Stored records
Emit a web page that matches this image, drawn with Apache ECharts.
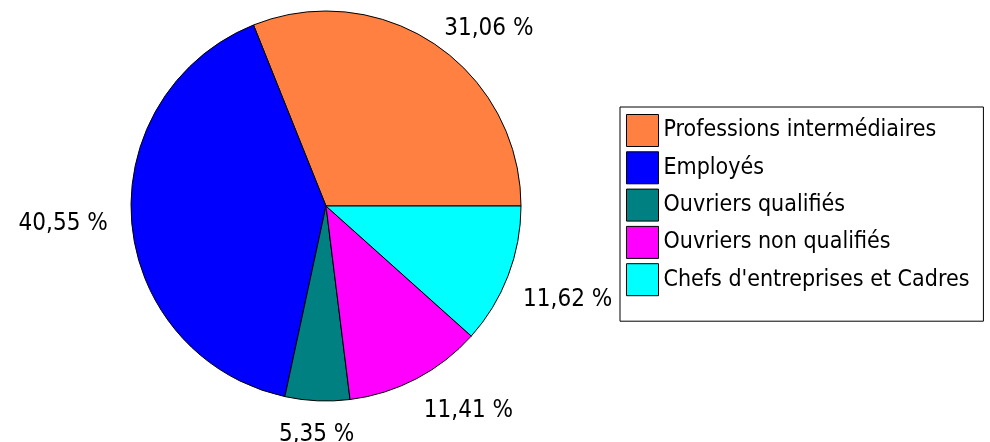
<!DOCTYPE html>
<html>
<head>
<meta charset="utf-8">
<script src="https://cdn.jsdelivr.net/npm/echarts@6/dist/echarts.min.js"></script>
<style>
  html, body { margin: 0; padding: 0; background: #fff; }
  #chart { width: 990px; height: 442px; }
</style>
</head>
<body>
<div id="chart"></div>
<script>
// categories and shares (%)
var categories = ['Professions intermédiaires', 'Employés', 'Ouvriers qualifiés', 'Ouvriers non qualifiés', "Chefs d'entreprises et Cadres"];
var values = [31.06, 40.55, 5.35, 11.41, 11.62];
var colors = ['#FF8040', '#0000FF', '#008080', '#FF00FF', '#00FFFF'];

var fontName = "'DejaVu Sans Condensed', 'DejaVu Sans', sans-serif";

var total = 0;
for (var i = 0; i < values.length; i++) total += values[i];

// angle du milieu de chaque part (sens anti-horaire depuis 3h)
function midAngle(idx) {
    var cum = 0;
    for (var i = 0; i < idx; i++) cum += values[i];
    return (cum + values[idx] / 2) / total * 360;
}

var pieData = [];
for (var i = 0; i < categories.length; i++) {
    pieData.push({ name: categories[i], value: values[i], itemStyle: { color: colors[i] } });
}

var myChart = echarts.init(document.getElementById('chart'));
var option = {
    animation: false,
    legend: {
        orient: 'vertical',
        left: 620,
        top: 107,
        padding: [7, 14, 25, 6],
        itemWidth: 32,
        itemHeight: 32,
        itemGap: 4.3,
        icon: 'rect',
        borderColor: '#000',
        borderWidth: 1,
        borderRadius: 0,
        selectedMode: false,
        itemStyle: { borderColor: '#000', borderWidth: 1 },
        textStyle: { fontFamily: fontName, fontSize: 23, color: '#000' },
        data: categories
    },
    series: [
        {
            type: 'pie',
            center: [326, 206],
            radius: 195,
            startAngle: 0,
            clockwise: false,
            avoidLabelOverlap: false,
            silent: true,
            data: pieData,
            itemStyle: { borderColor: '#000', borderWidth: 1 },
            label: {
                show: true,
                position: 'outside',
                distanceToLabelLine: 0,
                fontFamily: fontName,
                fontSize: 24,
                color: '#000',
                formatter: function (p) {
                    return p.value.toFixed(2).replace('.', ',') + ' %';
                }
            },
            labelLine: { show: false, length: 16, length2: 0 },
            labelLayout: function (p) {
                var a = midAngle(p.dataIndex) * Math.PI / 180;
                var c = Math.cos(a), s = Math.sin(a);
                var va = s > 0.3 ? 'bottom' : (s < -0.3 ? 'top' : 'middle');
                return {
                    align: c > 0.3 ? 'left' : (c < -0.3 ? 'right' : 'center'),
                    verticalAlign: va,
                    dx: va === 'middle' ? (c < 0 ? -8 : 8) : 0,
                    dy: va === 'middle' ? 0 : (va === 'bottom' ? 10 : 6)
                };
            }
        }
    ]
};
myChart.setOption(option);
</script>
</body>
</html>
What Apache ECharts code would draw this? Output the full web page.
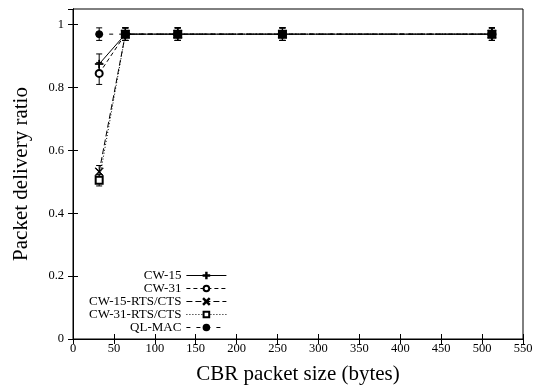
<!DOCTYPE html>
<html>
<head>
<meta charset="utf-8">
<script src="https://cdn.jsdelivr.net/npm/echarts@6/dist/echarts.min.js"></script>
<style>
  html, body { margin: 0; padding: 0; background: #fff; }
  #main { width: 543px; height: 386px; }
</style>
</head>
<body>
<div id="main"></div>
<script>
// packet sizes (bytes)
const sizes = [32, 64, 128, 256, 512];

// mean packet delivery ratio per protocol
const cw15 = [0.875, 0.97, 0.97, 0.97, 0.97];
const cw31 = [0.845, 0.97, 0.97, 0.97, 0.97];
const cw15Rts = [0.532, 0.97, 0.97, 0.97, 0.97];
const cw31Rts = [0.505, 0.97, 0.97, 0.97, 0.97];
const qlMac = [0.97, 0.97, 0.97, 0.97, 0.97];

// error bar half widths
const cw15Err = [0.032, 0.02, 0.02, 0.02, 0.02];
const cw31Err = [0.035, 0.02, 0.02, 0.02, 0.02];
const cw15RtsErr = [0.02, 0.02, 0.02, 0.02, 0.02];
const cw31RtsErr = [0.018, 0.02, 0.02, 0.02, 0.02];
const qlMacErr = [0.02, 0.02, 0.02, 0.02, 0.02];

const xTicks = [0, 50, 100, 150, 200, 250, 300, 350, 400, 450, 500, 550];
const yTicks = [0, 0.2, 0.4, 0.6, 0.8, 1];

const FONT = 'Liberation Serif';

// symbols drawn like gnuplot point types
const plusSym = 'path://M0,4.6H10V5.4H0Z M4.6,0H5.4V10H4.6Z';
const crossSym = 'path://M0.6,0L10,9.4L9.4,10L0,0.6Z M9.4,0L10,0.6L0.6,10L0,9.4Z';

const defs = [
  { name: 'CW-15', vals: cw15, err: cw15Err, dash: 'solid', symbol: plusSym, size: 8 },
  { name: 'CW-31', vals: cw31, err: cw31Err, dash: [4, 3], symbol: 'emptyCircle', size: 7 },
  { name: 'CW-15-RTS/CTS', vals: cw15Rts, err: cw15RtsErr, dash: [6, 3], symbol: crossSym, size: 8 },
  { name: 'CW-31-RTS/CTS', vals: cw31Rts, err: cw31RtsErr, dash: [1, 2], symbol: 'emptyRect', size: 7 },
  { name: 'QL-MAC', vals: qlMac, err: qlMacErr, dash: [4, 6], symbol: 'circle', size: 7 }
];

function errRender(params, api) {
  const x = api.value(0);
  const lo = api.coord([x, api.value(1)]);
  const hi = api.coord([x, api.value(2)]);
  const w = 3;
  const style = { stroke: '#000', lineWidth: 1 };
  return {
    type: 'group',
    children: [
      { type: 'line', shape: { x1: lo[0], y1: lo[1], x2: hi[0], y2: hi[1] }, style: style },
      { type: 'line', shape: { x1: lo[0] - w, y1: lo[1], x2: lo[0] + w, y2: lo[1] }, style: style },
      { type: 'line', shape: { x1: hi[0] - w, y1: hi[1], x2: hi[0] + w, y2: hi[1] }, style: style }
    ]
  };
}

const series = [];
defs.forEach(d => {
  series.push({
    name: d.name,
    type: 'line',
    data: sizes.map((s, i) => [s, d.vals[i]]),
    symbol: d.symbol,
    symbolSize: d.size,
    showAllSymbol: true,
    lineStyle: { color: '#000', width: 1, type: d.dash },
    itemStyle: { color: '#000', borderColor: '#000', borderWidth: 1 },
    animation: false,
    z: 3
  });
  series.push({
    name: d.name,
    type: 'custom',
    renderItem: errRender,
    data: sizes.map((s, i) => [s, d.vals[i] - d.err[i], d.vals[i] + d.err[i]]),
    encode: { x: 0, y: [1, 2] },
    animation: false,
    z: 2
  });
});

const myChart = echarts.init(document.getElementById('main'), null, { renderer: 'canvas' });

const baseX = {
  type: 'value',
  min: 0,
  max: 550,
  interval: 50,
  splitLine: { show: false },
  axisLine: { show: true, lineStyle: { color: '#000', width: 1 } },
  axisTick: { show: true, inside: true, length: 5, lineStyle: { color: '#000' } }
};
const baseY = {
  type: 'value',
  min: 0,
  max: 1.05,
  interval: 0.2,
  splitLine: { show: false },
  axisLine: { show: true, lineStyle: { color: '#000', width: 1 } },
  axisTick: { show: true, inside: true, length: 5, lineStyle: { color: '#000' } }
};

const option = {
  backgroundColor: '#fff',
  animation: false,
  grid: {
    left: 73, right: 20, top: 9, bottom: 47,
    outerBoundsMode: 'none',
    containLabel: false,
    show: true, borderColor: '#000', borderWidth: 1, backgroundColor: 'transparent'
  },
  legend: {
    data: defs.map(d => d.name),
    orient: 'vertical',
    align: 'right',
    left: 84,
    top: 264,
    itemWidth: 40,
    itemHeight: 7,
    itemGap: 0,
    selectedMode: false,
    lineStyle: { width: 1 },
    textStyle: { fontFamily: FONT, fontSize: 13, color: '#000', lineHeight: 13 }
  },
  xAxis: [
    Object.assign({}, baseX, {
      position: 'bottom',
      name: 'CBR packet size (bytes)',
      nameLocation: 'middle',
      nameGap: 25,
      nameTextStyle: { fontFamily: FONT, fontSize: 21, color: '#000' },
      axisLabel: {
        fontFamily: FONT, fontSize: 12.5, color: '#000', margin: 3,
        formatter: v => (xTicks.indexOf(v) >= 0 ? String(v) : '')
      }
    }),
    Object.assign({}, baseX, { position: 'top', axisLabel: { show: false } })
  ],
  yAxis: [
    Object.assign({}, baseY, {
      position: 'left',
      name: 'Packet delivery ratio',
      nameLocation: 'middle',
      nameGap: 41,
      nameTextStyle: { fontFamily: FONT, fontSize: 21, color: '#000' },
      axisLabel: {
        fontFamily: FONT, fontSize: 12.5, color: '#000', margin: 9, showMaxLabel: false,
        formatter: v => {
          const t = yTicks.find(y => Math.abs(y - v) < 1e-6);
          return t === undefined ? '' : String(t);
        }
      }
    }),
    Object.assign({}, baseY, { position: 'right', axisLabel: { show: false } })
  ],
  series: series
};

myChart.setOption(option);
</script>
</body>
</html>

* TO DO *
Show every line where the string "page" appears.

* COMPLETE OUTPUT *
Emit a web page that matches this image, drawn with Apache ECharts.
What Apache ECharts code would draw this? Output the full web page.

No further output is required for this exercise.